(TASK BRIEF)
All the data must come back unchanged, except that pictures are left out.

_ _ _ _

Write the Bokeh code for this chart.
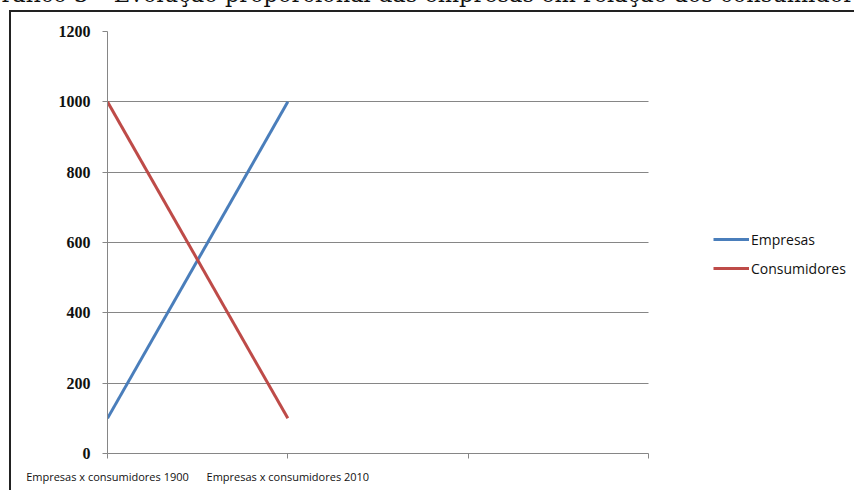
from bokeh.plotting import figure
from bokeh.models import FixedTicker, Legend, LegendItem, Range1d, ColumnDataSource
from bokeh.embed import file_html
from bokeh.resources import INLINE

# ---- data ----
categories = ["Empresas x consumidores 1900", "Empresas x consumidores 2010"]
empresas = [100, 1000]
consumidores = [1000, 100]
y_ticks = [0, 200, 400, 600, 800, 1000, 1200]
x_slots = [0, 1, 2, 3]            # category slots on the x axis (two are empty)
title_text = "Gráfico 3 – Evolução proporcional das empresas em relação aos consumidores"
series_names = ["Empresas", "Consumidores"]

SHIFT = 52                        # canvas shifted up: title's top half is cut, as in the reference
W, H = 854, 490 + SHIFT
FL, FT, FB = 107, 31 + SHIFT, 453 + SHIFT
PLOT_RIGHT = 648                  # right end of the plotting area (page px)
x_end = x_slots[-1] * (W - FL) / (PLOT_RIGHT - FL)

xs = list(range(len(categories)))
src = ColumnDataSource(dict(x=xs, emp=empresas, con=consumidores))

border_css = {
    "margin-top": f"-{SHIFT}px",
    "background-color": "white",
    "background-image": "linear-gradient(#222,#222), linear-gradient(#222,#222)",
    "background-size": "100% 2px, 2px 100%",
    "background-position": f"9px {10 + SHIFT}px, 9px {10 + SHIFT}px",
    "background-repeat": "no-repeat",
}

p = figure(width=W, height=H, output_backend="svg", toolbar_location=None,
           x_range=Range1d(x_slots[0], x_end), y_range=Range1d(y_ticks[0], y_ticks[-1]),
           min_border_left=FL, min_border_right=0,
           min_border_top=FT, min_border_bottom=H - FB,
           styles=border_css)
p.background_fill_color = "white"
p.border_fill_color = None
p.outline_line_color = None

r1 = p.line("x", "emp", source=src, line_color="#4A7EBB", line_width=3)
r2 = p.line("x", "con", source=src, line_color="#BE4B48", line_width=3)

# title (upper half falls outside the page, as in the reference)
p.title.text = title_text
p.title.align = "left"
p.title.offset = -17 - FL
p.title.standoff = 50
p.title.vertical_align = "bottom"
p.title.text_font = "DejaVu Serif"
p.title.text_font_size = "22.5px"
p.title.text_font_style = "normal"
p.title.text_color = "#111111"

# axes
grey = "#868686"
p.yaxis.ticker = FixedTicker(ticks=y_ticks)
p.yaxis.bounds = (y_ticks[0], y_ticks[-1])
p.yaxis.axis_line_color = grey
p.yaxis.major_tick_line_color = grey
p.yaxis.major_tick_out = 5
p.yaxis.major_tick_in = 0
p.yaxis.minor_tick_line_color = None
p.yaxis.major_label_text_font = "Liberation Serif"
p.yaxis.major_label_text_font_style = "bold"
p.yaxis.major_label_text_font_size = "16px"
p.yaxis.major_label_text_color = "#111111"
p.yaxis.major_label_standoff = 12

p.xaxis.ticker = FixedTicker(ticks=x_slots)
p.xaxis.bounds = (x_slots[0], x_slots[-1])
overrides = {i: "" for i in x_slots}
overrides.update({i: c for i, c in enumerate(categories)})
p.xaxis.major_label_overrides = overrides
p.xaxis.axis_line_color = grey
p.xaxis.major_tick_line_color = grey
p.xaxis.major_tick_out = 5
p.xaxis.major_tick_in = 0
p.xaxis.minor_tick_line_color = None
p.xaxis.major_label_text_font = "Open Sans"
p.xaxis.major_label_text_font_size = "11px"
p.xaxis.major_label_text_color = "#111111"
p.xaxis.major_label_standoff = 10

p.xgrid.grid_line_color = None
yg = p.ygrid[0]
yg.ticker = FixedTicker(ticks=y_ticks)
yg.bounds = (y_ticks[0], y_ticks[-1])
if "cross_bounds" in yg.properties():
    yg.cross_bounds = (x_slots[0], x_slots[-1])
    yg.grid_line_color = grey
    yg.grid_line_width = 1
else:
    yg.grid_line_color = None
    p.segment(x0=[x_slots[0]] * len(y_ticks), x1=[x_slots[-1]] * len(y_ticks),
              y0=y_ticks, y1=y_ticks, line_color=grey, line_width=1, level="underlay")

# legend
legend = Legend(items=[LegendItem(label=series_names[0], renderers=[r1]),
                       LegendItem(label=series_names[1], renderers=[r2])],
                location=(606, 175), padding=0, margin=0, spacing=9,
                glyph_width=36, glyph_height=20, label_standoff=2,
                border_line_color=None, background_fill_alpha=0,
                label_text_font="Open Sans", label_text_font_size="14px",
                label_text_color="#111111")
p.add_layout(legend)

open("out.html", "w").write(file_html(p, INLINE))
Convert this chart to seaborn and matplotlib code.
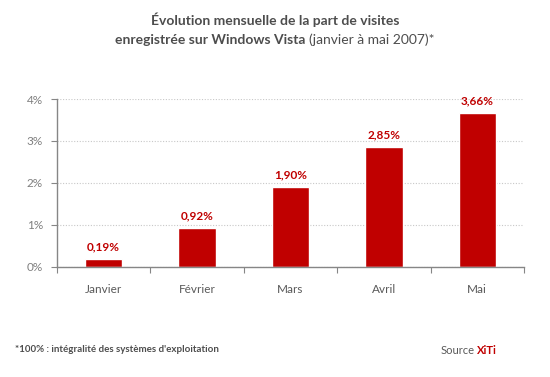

_ _ _ _

(RESPONSE BELOW)
Write the Bokeh code for this chart.
from bokeh.plotting import figure
from bokeh.models import FixedTicker, Legend, LegendItem, Range1d, ColumnDataSource
from bokeh.embed import file_html
from bokeh.resources import INLINE

# ---- data ----
categories = ["Empresas x consumidores 1900", "Empresas x consumidores 2010"]
empresas = [100, 1000]
consumidores = [1000, 100]
y_ticks = [0, 200, 400, 600, 800, 1000, 1200]
x_slots = [0, 1, 2, 3]            # category slots on the x axis (two are empty)
title_text = "Gráfico 3 – Evolução proporcional das empresas em relação aos consumidores"
series_names = ["Empresas", "Consumidores"]

SHIFT = 52                        # canvas shifted up: title's top half is cut, as in the reference
W, H = 854, 490 + SHIFT
FL, FT, FB = 107, 31 + SHIFT, 453 + SHIFT
PLOT_RIGHT = 648                  # right end of the plotting area (page px)
x_end = x_slots[-1] * (W - FL) / (PLOT_RIGHT - FL)

xs = list(range(len(categories)))
src = ColumnDataSource(dict(x=xs, emp=empresas, con=consumidores))

border_css = {
    "margin-top": f"-{SHIFT}px",
    "background-color": "white",
    "background-image": "linear-gradient(#222,#222), linear-gradient(#222,#222)",
    "background-size": "100% 2px, 2px 100%",
    "background-position": f"9px {10 + SHIFT}px, 9px {10 + SHIFT}px",
    "background-repeat": "no-repeat",
}

p = figure(width=W, height=H, output_backend="svg", toolbar_location=None,
           x_range=Range1d(x_slots[0], x_end), y_range=Range1d(y_ticks[0], y_ticks[-1]),
           min_border_left=FL, min_border_right=0,
           min_border_top=FT, min_border_bottom=H - FB,
           styles=border_css)
p.background_fill_color = "white"
p.border_fill_color = None
p.outline_line_color = None

r1 = p.line("x", "emp", source=src, line_color="#4A7EBB", line_width=3)
r2 = p.line("x", "con", source=src, line_color="#BE4B48", line_width=3)

# title (upper half falls outside the page, as in the reference)
p.title.text = title_text
p.title.align = "left"
p.title.offset = -17 - FL
p.title.standoff = 50
p.title.vertical_align = "bottom"
p.title.text_font = "DejaVu Serif"
p.title.text_font_size = "22.5px"
p.title.text_font_style = "normal"
p.title.text_color = "#111111"

# axes
grey = "#868686"
p.yaxis.ticker = FixedTicker(ticks=y_ticks)
p.yaxis.bounds = (y_ticks[0], y_ticks[-1])
p.yaxis.axis_line_color = grey
p.yaxis.major_tick_line_color = grey
p.yaxis.major_tick_out = 5
p.yaxis.major_tick_in = 0
p.yaxis.minor_tick_line_color = None
p.yaxis.major_label_text_font = "Liberation Serif"
p.yaxis.major_label_text_font_style = "bold"
p.yaxis.major_label_text_font_size = "16px"
p.yaxis.major_label_text_color = "#111111"
p.yaxis.major_label_standoff = 12

p.xaxis.ticker = FixedTicker(ticks=x_slots)
p.xaxis.bounds = (x_slots[0], x_slots[-1])
overrides = {i: "" for i in x_slots}
overrides.update({i: c for i, c in enumerate(categories)})
p.xaxis.major_label_overrides = overrides
p.xaxis.axis_line_color = grey
p.xaxis.major_tick_line_color = grey
p.xaxis.major_tick_out = 5
p.xaxis.major_tick_in = 0
p.xaxis.minor_tick_line_color = None
p.xaxis.major_label_text_font = "Open Sans"
p.xaxis.major_label_text_font_size = "11px"
p.xaxis.major_label_text_color = "#111111"
p.xaxis.major_label_standoff = 10

p.xgrid.grid_line_color = None
yg = p.ygrid[0]
yg.ticker = FixedTicker(ticks=y_ticks)
yg.bounds = (y_ticks[0], y_ticks[-1])
if "cross_bounds" in yg.properties():
    yg.cross_bounds = (x_slots[0], x_slots[-1])
    yg.grid_line_color = grey
    yg.grid_line_width = 1
else:
    yg.grid_line_color = None
    p.segment(x0=[x_slots[0]] * len(y_ticks), x1=[x_slots[-1]] * len(y_ticks),
              y0=y_ticks, y1=y_ticks, line_color=grey, line_width=1, level="underlay")

# legend
legend = Legend(items=[LegendItem(label=series_names[0], renderers=[r1]),
                       LegendItem(label=series_names[1], renderers=[r2])],
                location=(606, 175), padding=0, margin=0, spacing=9,
                glyph_width=36, glyph_height=20, label_standoff=2,
                border_line_color=None, background_fill_alpha=0,
                label_text_font="Open Sans", label_text_font_size="14px",
                label_text_color="#111111")
p.add_layout(legend)

open("out.html", "w").write(file_html(p, INLINE))
Convert this chart to seaborn and matplotlib code.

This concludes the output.